Joseph Wright skrev:
> Hello all,
> One of the questions that was raised recently on c.t.t concerning the
> currently available LaTeX3 modules was the lack of "strings"
> The first "big" question is what exactly is a string in a TeX context.
Indeed, there are several possible interpretations:
(1) Sequences of character tokens
(2) Sequences of character tokens with normalised catcodes
(3) Sequences of characters from some alphabet (possibly large),
representation not necessarily native
(4) Sequences of LICRs.
Which you want to use depends on what is being targeted, i.e., what
strings are going to be used for. \write, \special, and \csname are
probably the main consumers, and since these want (1), that's probably
the main thing to support.
But it is also important to (eventually) provide conversions between
different string-like concepts. One should not expect one size to fit all.

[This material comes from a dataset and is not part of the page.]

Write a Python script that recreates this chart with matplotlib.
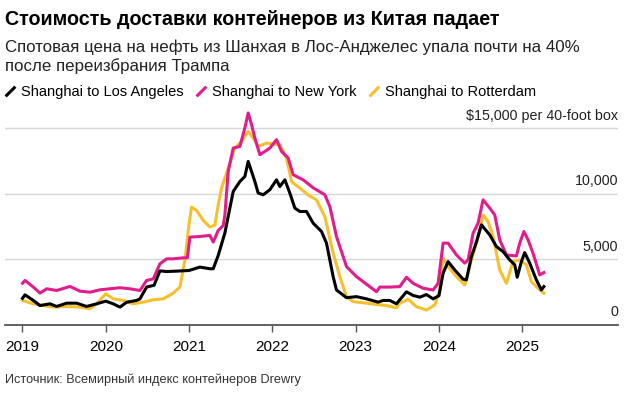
import matplotlib.pyplot as plt
from matplotlib.lines import Line2D

plt.rcParams['font.family'] = ['Liberation Sans', 'DejaVu Sans']

# Drewry World Container Index, $ per 40-foot box
la_t = [2019.00, 2019.03, 2019.13, 2019.21, 2019.33, 2019.41, 2019.53, 2019.65, 2019.77, 2019.89,
        2020.00, 2020.09, 2020.17, 2020.25, 2020.37, 2020.41, 2020.49, 2020.58, 2020.65, 2020.73,
        2020.85, 2021.00, 2021.13, 2021.25, 2021.29, 2021.35, 2021.43, 2021.53, 2021.61, 2021.67,
        2021.71, 2021.75, 2021.79, 2021.83, 2021.89, 2021.97, 2022.05, 2022.09, 2022.15, 2022.21,
        2022.27, 2022.33, 2022.41, 2022.49, 2022.59, 2022.65, 2022.73, 2022.77, 2022.89, 2023.01,
        2023.13, 2023.27, 2023.33, 2023.41, 2023.49, 2023.61, 2023.69, 2023.77, 2023.85, 2023.93,
        2024.00, 2024.05, 2024.11, 2024.19, 2024.29, 2024.33, 2024.39, 2024.45, 2024.51, 2024.61,
        2024.69, 2024.77, 2024.85, 2024.91, 2024.94, 2024.99, 2025.03, 2025.09, 2025.17, 2025.23,
        2025.26]
la_v = [2000, 2270, 1840, 1450, 1580, 1380, 1630, 1630, 1380, 1580,
        1785, 1580, 1330, 1700, 1840, 1960, 2860, 3000, 4100, 4050,
        4080, 4130, 4390, 4260, 4260, 5280, 7000, 10170, 10930, 11320,
        12470, 11700, 10930, 10050, 9920, 10300, 11060, 10550, 11060, 10050,
        8900, 8640, 8640, 7750, 7110, 6220, 3660, 2640, 2050, 2130,
        1960, 1710, 1840, 1840, 1580, 2500, 2220, 2090, 2290, 1960,
        2200, 3920, 4810, 4170, 3460, 3410, 5190, 6300, 7620, 6850,
        5960, 5570, 4940, 4560, 3610, 4810, 5500, 4690, 3410, 2640,
        2900]

ny_t = [2019.00, 2019.03, 2019.13, 2019.21, 2019.29, 2019.41, 2019.57, 2019.69, 2019.81, 2019.93,
        2020.05, 2020.17, 2020.29, 2020.41, 2020.49, 2020.57, 2020.65, 2020.73, 2020.81, 2020.93,
        2020.98, 2021.01, 2021.13, 2021.25, 2021.29, 2021.35, 2021.41, 2021.43, 2021.47, 2021.53,
        2021.61, 2021.67, 2021.71, 2021.75, 2021.79, 2021.85, 2021.91, 2021.97, 2022.05, 2022.11,
        2022.19, 2022.25, 2022.37, 2022.49, 2022.63, 2022.69, 2022.77, 2022.89, 2023.01, 2023.17,
        2023.25, 2023.29, 2023.41, 2023.53, 2023.61, 2023.69, 2023.81, 2023.93, 2023.99, 2024.05,
        2024.11, 2024.21, 2024.31, 2024.35, 2024.41, 2024.47, 2024.53, 2024.61, 2024.67, 2024.73,
        2024.81, 2024.93, 2024.97, 2025.02, 2025.07, 2025.13, 2025.21, 2025.26]
ny_v = [3160, 3370, 2860, 2400, 2730, 2600, 2910, 2550, 2470, 2650,
        2730, 2810, 2730, 2600, 3370, 3490, 4640, 5020, 5020, 5100,
        5100, 6680, 6730, 6810, 6300, 7190, 7570, 8380, 11700, 13490,
        13610, 15020, 16170, 15280, 14260, 12980, 13230, 13490, 14130, 13230,
        12730, 11450, 11060, 10450, 9920, 9020, 6720, 4430, 3660, 2890,
        2510, 2860, 2860, 2900, 3610, 3150, 2770, 2640, 3150, 6220,
        6220, 5320, 4690, 4940, 6980, 7750, 9530, 8900, 8380, 6470,
        5320, 5240, 6220, 7110, 6470, 5450, 3790, 3970]

rt_t = [2019.00, 2019.13, 2019.25, 2019.37, 2019.53, 2019.69, 2019.81, 2019.89, 2020.00, 2020.09,
        2020.21, 2020.33, 2020.45, 2020.57, 2020.69, 2020.81, 2020.89, 2020.95, 2021.00, 2021.03,
        2021.09, 2021.17, 2021.25, 2021.31, 2021.35, 2021.39, 2021.47, 2021.55, 2021.63, 2021.71,
        2021.77, 2021.83, 2021.93, 2022.09, 2022.17, 2022.23, 2022.33, 2022.43, 2022.53, 2022.63,
        2022.73, 2022.81, 2022.89, 2022.97, 2023.13, 2023.25, 2023.37, 2023.49, 2023.53, 2023.63,
        2023.73, 2023.85, 2023.95, 2024.01, 2024.05, 2024.11, 2024.21, 2024.31, 2024.39, 2024.47,
        2024.53, 2024.59, 2024.65, 2024.73, 2024.81, 2024.89, 2024.97, 2025.05, 2025.11, 2025.19,
        2025.26]
rt_v = [1840, 1580, 1450, 1330, 1380, 1330, 1200, 1580, 2350, 1960,
        1840, 1580, 1710, 1890, 1960, 2400, 2860, 4900, 7700, 8980,
        8720, 7960, 7450, 7600, 9150, 10430, 11960, 13490, 14000, 14760,
        14260, 13610, 13870, 13740, 12730, 10930, 10430, 9900, 9530, 8250,
        5450, 3660, 2130, 1750, 1630, 1530, 1450, 1280, 1620, 1930,
        1360, 1110, 1490, 2640, 5070, 4430, 3660, 3020, 4940, 6720,
        8380, 7870, 6720, 4170, 3150, 4810, 4940, 4560, 3280, 2770,
        2390]

years = [2019, 2020, 2021, 2022, 2023, 2024, 2025]
y_ticks = [0, 5000, 10000, 15000]
y_labels = ['0', '5,000', '10,000', '$15,000 per 40-foot box']

c_la, c_ny, c_rt = '#000000', '#e31c8c', '#f4c12c'

fig = plt.figure(figsize=(6.3, 3.97), dpi=100)
ax = fig.add_axes([5 / 630, (397 - 324.5) / 397, 613 / 630, 219.5 / 397])

for v in y_ticks[1:]:
    ax.axhline(v, color='#d6d6d6', lw=1, zorder=0)

ax.plot(rt_t, rt_v, color=c_rt, lw=2.2, solid_joinstyle='round')
ax.plot(ny_t, ny_v, color=c_ny, lw=2.2, solid_joinstyle='round')
ax.plot(la_t, la_v, color=c_la, lw=2.2, solid_joinstyle='round')

ax.set_xlim(2018.79, 2026.15)
ax.set_ylim(0, 15000 * 219.5 / 196.2)

for s in ['top', 'right', 'left']:
    ax.spines[s].set_visible(False)
ax.spines['bottom'].set_color('#555555')
ax.spines['bottom'].set_linewidth(1.3)
ax.set_yticks([])
ax.set_xticks(years)
ax.set_xticklabels([str(y) for y in years], fontsize=11)
ax.tick_params(axis='x', length=5, width=1, color='#555555', pad=6)

for v, lab in zip(y_ticks, y_labels):
    ax.annotate(lab, xy=(1.0, v), xycoords=('axes fraction', 'data'),
                xytext=(0, 6), textcoords='offset points',
                ha='right', va='baseline', fontsize=10.3, color='#222222')

fig.text(0.008, 0.952, 'Стоимость доставки контейнеров из Китая падает',
         fontsize=14.2, fontweight='bold', ha='left', va='center')
fig.text(0.008, 0.882, 'Спотовая цена на нефть из Шанхая в Лос-Анджелес упала почти на 40%',
         fontsize=12.2, ha='left', va='center', color='#222222')
fig.text(0.008, 0.833, 'после переизбрания Трампа',
         fontsize=12.2, ha='left', va='center', color='#222222')

slash = [(-1, -1), (1, 1)]
handles = [Line2D([], [], color=c, lw=0, marker=slash, markersize=7,
                  markeredgewidth=2.2, markeredgecolor=c)
           for c in (c_la, c_ny, c_rt)]
fig.legend(handles, ['Shanghai to Los Angeles', 'Shanghai to New York', 'Shanghai to Rotterdam'],
           loc='center left', bbox_to_anchor=(-0.012, 0.768), ncol=3, frameon=False,
           fontsize=10.5, handlelength=0.6, handletextpad=0.45, columnspacing=0.9)

fig.text(0.008, 0.043, 'Источник: Всемирный индекс контейнеров Drewry',
         fontsize=9.2, ha='left', va='center', color='#333333')

fig.savefig('out.png', dpi=100)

> You also have to worry about what happens about special characters (for
> example, how do you get % into a string). If you escape things at the
> input stage [say \% => % (catcode 12)] then a simple \detokenize will
> not work.
For manual entering of string data, one might well find that (3) or (4)
is most practical...
> On features, things that seem to be popular:
> - Substring functions such as "x characters from one end", "first x
> characters", etc.
> - Search functions such as "where is string x in string y".
...whereas searching typically requires (2).
I would suggest that core string module would primarily operate on the
(1) kind of string, possibly requiring (2) for some operations, and
providing the necessary conversion operation 1->2 (trusting the user to
apply it where necessary, rather than building it into each and every
operation just to be on the safe side).
Heiko Oberdiek wrote:
> * Encoding conversions, see package `stringenc'.
> Application: PDF (outlines and other text fields).
This is, at least for the input, rather (3) or (4). Or are you
anticipating character sets larger than ^^@--^^ff for the underlying
engine? Then one conversely needs an "octet string" concept, for
\special and the like.
> * Matching (replacing) using regular expressions,
> see \pdfmatch and luaTeX.
> Matching is useful for extracting information pieces or
> validating option values, ...
Be aware that matching is one thing, extracting information pieces a
somewhat trickier concept, and replacing even more so (from the CS
theory point of view).
> Unhappily \pdfmatch has still the status "experimental"
> and the regular expression language differs from Lua's.
The last time I looked, Lua's "regular expressions" were not regular
expressions[*] at all, but rather a kind of beefed-up glob pattern
(with a regexp-like syntax), so I wouldn't be sad if LaTeX was to
deviate from Lua in that respect. I would be sad if something is called
regular expression that really isn't.
[*] There are several equivalent and perfectly formal definitions of
what it means to be "regular" as in "regular expression", the most
familiar of which is probably that a regular language is one that can
be recognised by a finite automaton. POSIX regexps are very close to
this (the only irregular feature being backreferences), whereas Perl's
"regexps" are way out in context-free-land. Lua's matching engine,
OTOH, is too weak to recognise arbitrary regular languages.